Brief facts of the case are that the assessee is engaged in the business of trading in grains, filed his return of income for A.Y. 2018–19 on 31.08.2018 declaring total income of Rs.5,58,890/-. Subsequently, the case was selected for scrutiny through CASS and notice u/s 143(2) of the Act was issued on 22.09.2019. During the course of assessment proceedings, the Assessing Officer observed that the assessee had made substantial cash deposits in multiple bank accounts, including accounts with Kotak Mahindra Bank, ICICI Bank and Punjab National Bank, aggregating to Rs.9,25,46,846/-. The assessee explained that the cash deposits were out of business transactions and redeposit of earlier cash withdrawals. However, the Assessing Officer was not satisfied with the explanation and held that the assessee failed to substantiate the source of such deposits with proper supporting evidence. Accordingly, the entire cash deposits Rs.9,25,46,846/- were treated as unexplained money u/s 69A of the Act and added to the income of the assessee. Consequently, the assessment was completed u/s 143(3) r.w.s. 144B of the Act determining the total income at Rs.9,31,05,740/- as against the returned income of Rs.5,58,890/-. Being aggrieved, the assessee preferred an appeal before the CIT(A).

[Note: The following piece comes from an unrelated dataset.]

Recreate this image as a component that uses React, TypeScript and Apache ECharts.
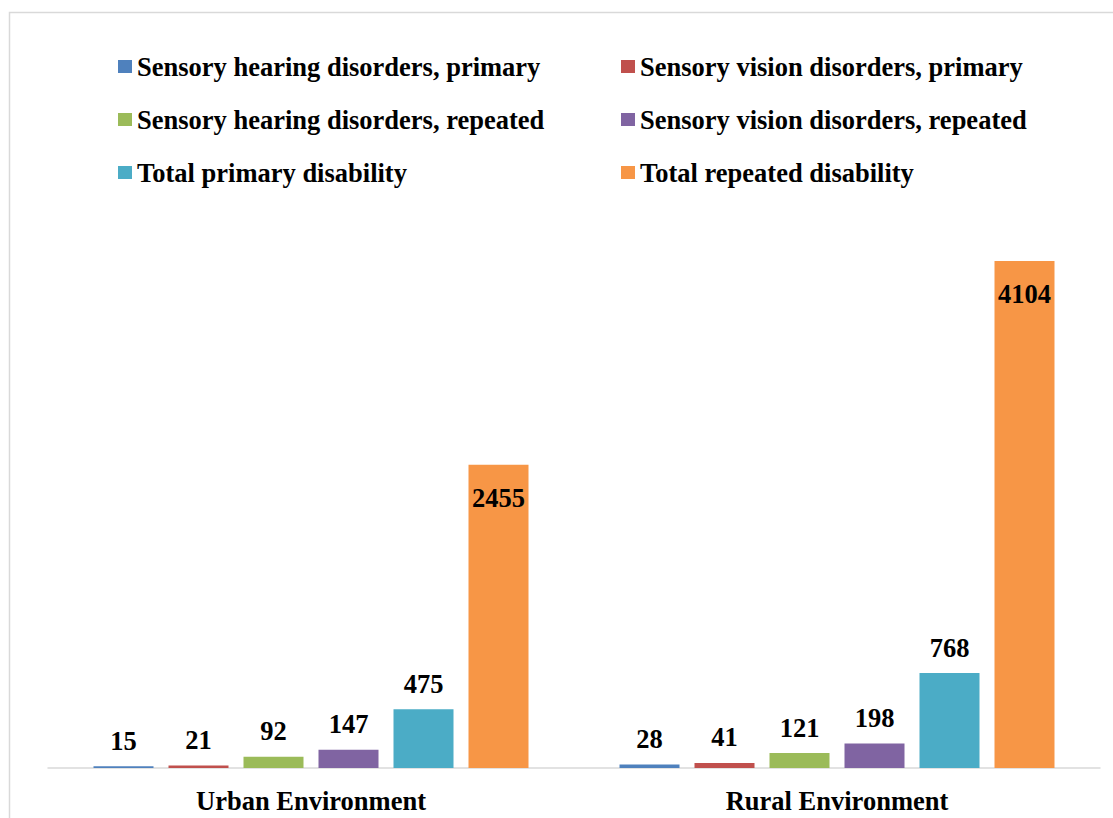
import React, { useEffect, useRef } from "react";
import * as echarts from "echarts";

const categories = ["Urban Environment", "Rural Environment"];
const seriesNames = [
  "Sensory hearing disorders, primary",
  "Sensory vision disorders, primary",
  "Sensory hearing disorders, repeated",
  "Sensory vision disorders, repeated",
  "Total primary disability",
  "Total repeated disability",
];
const hearingPrimary = [15, 28];
const visionPrimary = [21, 41];
const hearingRepeated = [92, 121];
const visionRepeated = [147, 198];
const totalPrimary = [475, 768];
const totalRepeated = [2455, 4104];

const seriesValues = [
  hearingPrimary,
  visionPrimary,
  hearingRepeated,
  visionRepeated,
  totalPrimary,
  totalRepeated,
];
const colors = ["#4F81BD", "#C0504D", "#9BBB59", "#8064A2", "#4BACC6", "#F79646"];

const FONT = "Liberation Serif";
const FS = 26.5;

export default function App() {
  const ref = useRef<HTMLDivElement>(null);

  useEffect(() => {
    if (!ref.current) return;
    const chart = echarts.init(ref.current, null, { renderer: "svg" });
    const legendText = {
      fontFamily: FONT,
      fontWeight: "bold" as const,
      fontSize: FS,
      color: "#000",
      lineHeight: 26,
    };
    const legendBase = {
      orient: "vertical" as const,
      top: 53,
      padding: 0,
      itemWidth: 14,
      itemHeight: 13,
      itemGap: 26,
      icon: "rect",
      textStyle: legendText,
      selectedMode: false,
    };
    chart.setOption({
      animation: false,
      backgroundColor: "#fff",
      color: colors,
      textStyle: { fontFamily: FONT },
      graphic: [
        {
          type: "rect",
          shape: { x: 9.5, y: 12.5, width: 1130, height: 830 },
          style: { fill: "none", stroke: "#d9d9d9", lineWidth: 1.5 },
          silent: true,
        },
      ],
      legend: [
        {
          ...legendBase,
          left: 118,
          data: [seriesNames[0], seriesNames[2], seriesNames[4]],
        },
        {
          ...legendBase,
          left: 621,
          data: [seriesNames[1], seriesNames[3], seriesNames[5]],
        },
      ],
      grid: { left: 48, right: 13, top: 212, bottom: 50, containLabel: false },
      xAxis: {
        type: "category",
        data: categories,
        axisLine: { lineStyle: { color: "#d9d9d9", width: 1.5 } },
        axisTick: { show: false },
        axisLabel: {
          fontFamily: FONT,
          fontWeight: "bold",
          fontSize: FS,
          color: "#000",
          margin: 19,
        },
      },
      yAxis: {
        type: "value",
        min: 0,
        max: 4500,
        show: false,
        splitLine: { show: false },
      },
      series: seriesNames.map((name, i) => ({
        name,
        type: "bar",
        data: seriesValues[i],
        barWidth: 60,
        barGap: "25%",
        itemStyle: { color: colors[i] },
        label: {
          show: true,
          position: i === 5 ? "insideTop" : "top",
          distance: i === 5 ? 20 : 12,
          fontFamily: FONT,
          fontWeight: "bold",
          fontSize: FS,
          color: "#000",
        },
      })),
    });
    return () => chart.dispose();
  }, []);

  return (
    <div
      ref={ref}
      style={{ position: "fixed", left: 0, top: 0, width: 1113, height: 818 }}
    />
  );
}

During the argument at the very outset, the ld. AR submitted that he shall not press his grounds in appeal in case the addition is restricted to 5% of the balance cash deposits instead of 10% as made by the ld. CIT(A). The ld. DR on the other hand relying upon the judgments of the ld. CIT(A) submitted that the addition @10% made by the ld. CIT(A) be confirmed as the ld. CIT(A) has taken a very lenient view in the matter.

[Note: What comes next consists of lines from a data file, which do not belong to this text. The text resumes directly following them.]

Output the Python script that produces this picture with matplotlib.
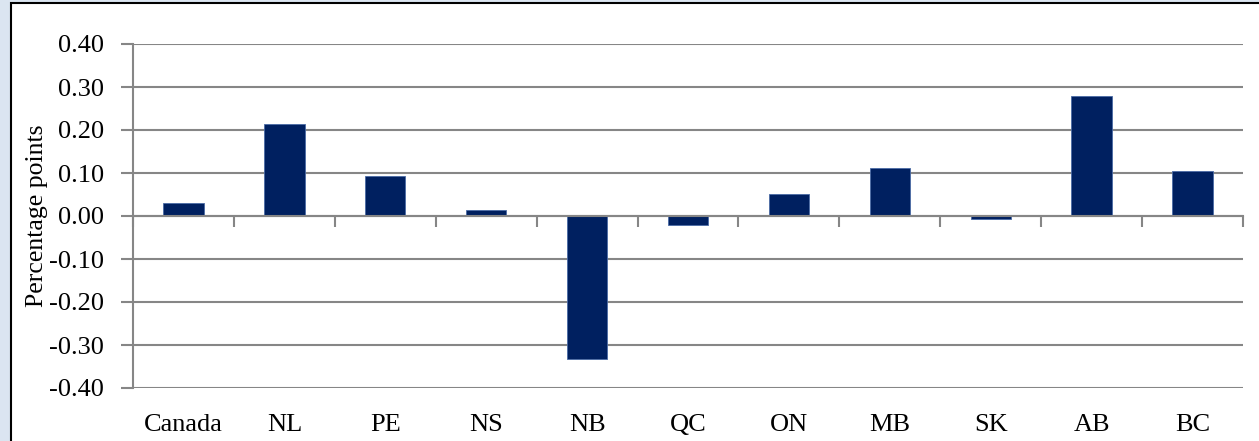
import numpy as np
import matplotlib.pyplot as plt
from matplotlib.patches import Rectangle

provinces = ['Canada', 'NL', 'PE', 'NS', 'NB', 'QC', 'ON', 'MB', 'SK', 'AB', 'BC']
change_pts = [0.030, 0.215, 0.092, 0.013, -0.333, -0.022, 0.052, 0.112, -0.007, 0.279, 0.104]
y_ticks = [-0.4, -0.3, -0.2, -0.1, 0.0, 0.1, 0.2, 0.3, 0.4]

plt.rcParams['font.family'] = ['Liberation Serif', 'DejaVu Serif']

fig = plt.figure(figsize=(12.59, 4.41), dpi=100)
fig.patch.set_facecolor('#dbe5f1')
# white chart area with a thin black frame, kept behind the axes
frame = Rectangle((11 / 1259, -0.1), 1.2, 1 - 3 / 441 + 0.1,
                  transform=fig.transFigure, facecolor='white',
                  edgecolor='black', linewidth=1.5, zorder=-10)
fig.add_artist(frame)

ax = fig.add_axes([133 / 1259, 53 / 441, 1110 / 1259, 344 / 441])
ax.set_facecolor('none')

x = np.arange(len(provinces))
ax.bar(x, change_pts, width=0.4, color='#002060', edgecolor='#4a6aa5',
       linewidth=0.6, zorder=3)

ax.set_xlim(-0.5, len(provinces) - 0.5)
ax.set_ylim(-0.4, 0.4)
ax.set_yticks(y_ticks)
ax.set_yticklabels([f'{v:.2f}' for v in y_ticks])
ax.grid(axis='y', color='#868686', linewidth=1.5, zorder=1)

ax.set_xticks(x)
ax.set_xticklabels(provinces)
ax.set_xticks(np.arange(-0.5, len(provinces)), minor=True)
ax.tick_params(axis='x', which='major', length=0, pad=19, labelsize=19)
ax.tick_params(axis='x', which='minor', bottom=False, top=True,
               direction='in', length=8, width=1.5, color='#868686')
ax.tick_params(axis='y', length=9, width=1.5, color='#868686', pad=12,
               labelsize=19)

# zero line carries the category tick marks
ax.spines['top'].set_position(('data', 0))
ax.spines['top'].set_color('#868686')
ax.spines['top'].set_linewidth(1.5)
ax.spines['top'].set_zorder(4)
ax.spines['left'].set_color('#868686')
ax.spines['left'].set_linewidth(1.5)
ax.spines['right'].set_visible(False)
ax.spines['bottom'].set_visible(False)

ax.set_ylabel('Percentage points', fontsize=18.5)
ax.yaxis.set_label_coords(-0.077, 0.5)

fig.savefig('out.png', dpi=100, facecolor=fig.get_facecolor())
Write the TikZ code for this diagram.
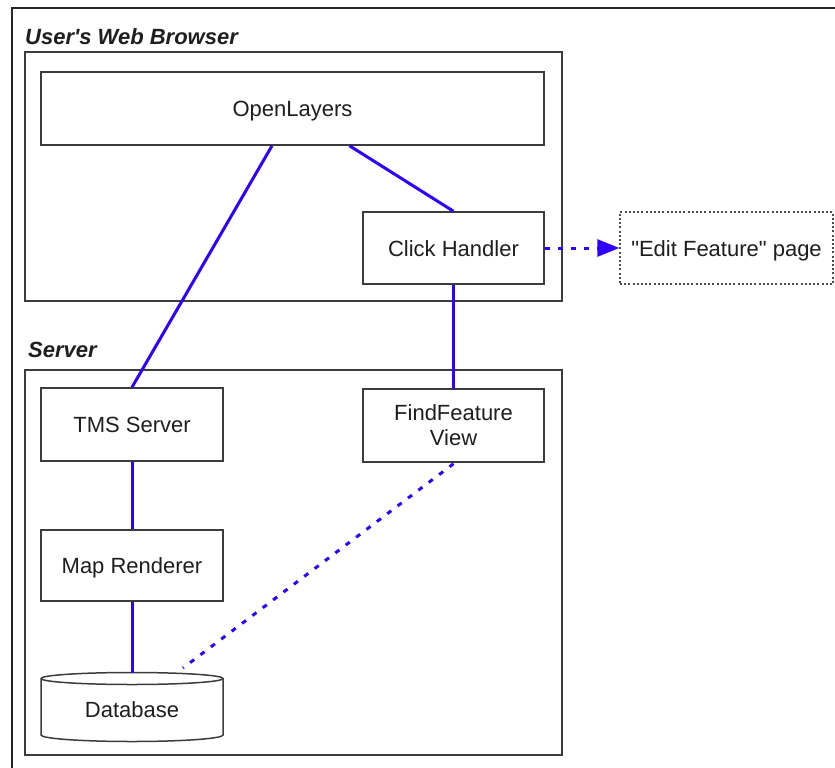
\documentclass[tikz,border=0pt]{standalone}
\usepackage{fontspec}
\setmainfont{Liberation Sans}[Ligatures=TeXOff]
\usetikzlibrary{arrows.meta,calc}
\definecolor{linkblue}{RGB}{45,0,255}
\definecolor{boxgray}{RGB}{60,60,60}
\definecolor{txt}{RGB}{30,30,30}
\tikzset{
  boxline/.style={draw=boxgray, line width=1.5pt},
  compbox/.style={boxline, rectangle, inner sep=0pt, font=\fontsize{22}{26}\selectfont, text=txt, align=center},
  oneline/.style={text height=16pt, text depth=0pt},
  grpbox/.style={boxline, rectangle, inner sep=0pt},
  grplabel/.style={anchor=base west, inner sep=0pt, font=\fontsize{22}{26}\selectfont\bfseries\itshape, text=txt},
  link/.style={draw=linkblue, line width=3pt},
  dottedlink/.style={draw=linkblue, line width=3pt, dash pattern=on 5pt off 8pt},
}
\begin{document}
\begin{tikzpicture}[x=1pt,y=-1pt]
\useasboundingbox (0,0) rectangle (835,768);
\fill[white] (0,0) rectangle (835,768);
% outer frame (cropped)
\draw[draw=black!85, line width=2pt] (12,768) -- (12,8) -- (835,8);
% groups
\node[grpbox, minimum width=537pt, minimum height=249pt] (browser) at (293.5,176.5) {};
\node[grpbox, minimum width=537pt, minimum height=385pt] (server) at (293.5,562.5) {};
\node[grplabel] (browserlbl) at (25,45) {User's Web Browser};
\node[grplabel] (serverlbl) at (28,357) {Server};
% components
\node[compbox, oneline, minimum width=503pt, minimum height=73pt] (ol) at (292.5,108.5) {OpenLayers};
\node[compbox, oneline, minimum width=181pt, minimum height=72pt] (ch) at (453.5,248) {Click Handler};
\node[compbox, oneline, draw=black!70, dash pattern=on 2pt off 2.2pt, minimum width=213pt, minimum height=72pt] (ef) at (726.5,248) {"Edit Feature" page};
\node[compbox, oneline, minimum width=182pt, minimum height=73pt] (tms) at (132,424.5) {TMS Server};
\node[compbox, minimum width=181pt, minimum height=73pt] (ffv) at (453.5,425.5) {FindFeature\\[-1pt]View};
\node[compbox, oneline, minimum width=182pt, minimum height=71pt] (mr) at (132,565.5) {Map Renderer};
% database cylinder
\draw[boxline, fill=white] (41,678.5) -- (41,735) arc[start angle=180, end angle=0, x radius=91, y radius=6.5] -- (223,678.5) arc[start angle=360, end angle=180, x radius=91, y radius=6] -- cycle;
\draw[boxline] (41,678.5) arc[start angle=180, end angle=0, x radius=91, y radius=6];
\node[rectangle, oneline, inner sep=0pt, minimum width=182pt, minimum height=70pt, font=\fontsize{22}{26}\selectfont, text=txt] (db) at (132,709) {Database};
\coordinate (dbr) at (183,668);
% connectors
\draw[link] ([xshift=-20.5pt]ol.south) -- (tms.north);
\draw[link] ([xshift=57pt]ol.south) -- (ch.north);
\draw[link] (ch.south) -- ([yshift=-1pt]ffv.north);
\draw[link] (tms.south) -- (mr.north);
\draw[link] (mr.south) -- (132,672.5);
\draw[dottedlink] ([yshift=-1pt]ffv.south) -- (dbr);
\draw[dottedlink, -{Triangle[length=22pt,width=17pt]}] (ch.east) -- (ef.west);
\end{tikzpicture}
\end{document}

We have heard the ld. AR and the ld. DR. We find that the ld. CIT(A) has discussed the issues in dispute elaborately by observing as under: “Thus, the assessee explains That his total cash deposits after excluding one of the ICICI Bank Account no. 092905000532 is only Rs. 5,14,56,911/- and the same were sufficiently sourced from cash generated out of cash sales and cash withdrawals totaling to Rs. 6,06,23,576/-. I have considered the assessee’s submissions. Even though, there are merits in the argument’s of the assessee, but it is not possible to make one to one reconciliation whether Cash Deposits were made out of cash sales and cash withdrawals. Cash deposits which were made out of cash sales are clearly explainable and the same are hereby fully considered amounting to Rs.2,72,49,240/- cash deposits this extent are hereby treated as explained. After excluding the above deposits, now only cash deposits of Rs. 2 42,07,671/- remains to explain, for which the assesse submits that these cash deposits were made out of cash withdrawals. Thus, assessee submitted that he has sufficient cash withdrawals of Rs. 3,33,74,736/- which were the source of the balance cash deposits . However, it is not possible to do one to one correlation of cash deposits with reference to cash withdrawals. Therefore, even though balance cash deposits of Rs. 2,42,07,671/- was substantially sourced from cash withdrawals but it is not possible to treat the same as fully explained . Therefore, to safeguard the interests of the Revenue, 10% of balance Cash Deposits are hereby treated as from unexplained sources. Thus, the addition to this extent which comes to Rs. 24,20,767/- is hereby confirmed as unexplained money and the balance addition is hereby deleted. To sum up, out of the total addition of Rs.9,25,46,846/- addition of Rs. 24,20,767/- is hereby confirmed and balance addition is deleted. In the result the appeal is partly allowed.”
Upon careful perusing the finding of the Ld. CIT(A) as reproduced above, it is evident that the AO has carried out additions under presumptions and without any evidences on record. In respect of addition on account of cash deposited, it was observed that AO has treated the cash deposited as unexplained cash credit whereas the assessee has claimed the same as cash sales and cash withdrawals. Since, the ld. CIT(A) has restricted the disallowance @10% of the balance cash deposits, therefore, in view of the peculiar facts and circumstances of the case and in the interest of substantial justice, we deem it fit and proper to restrict the said disallowance @5% instead of 10% as against the balance cash deposits of Rs.2,42,07,671/- which comes to Rs.12,10,384/-. Necessary computation shall follow as per law.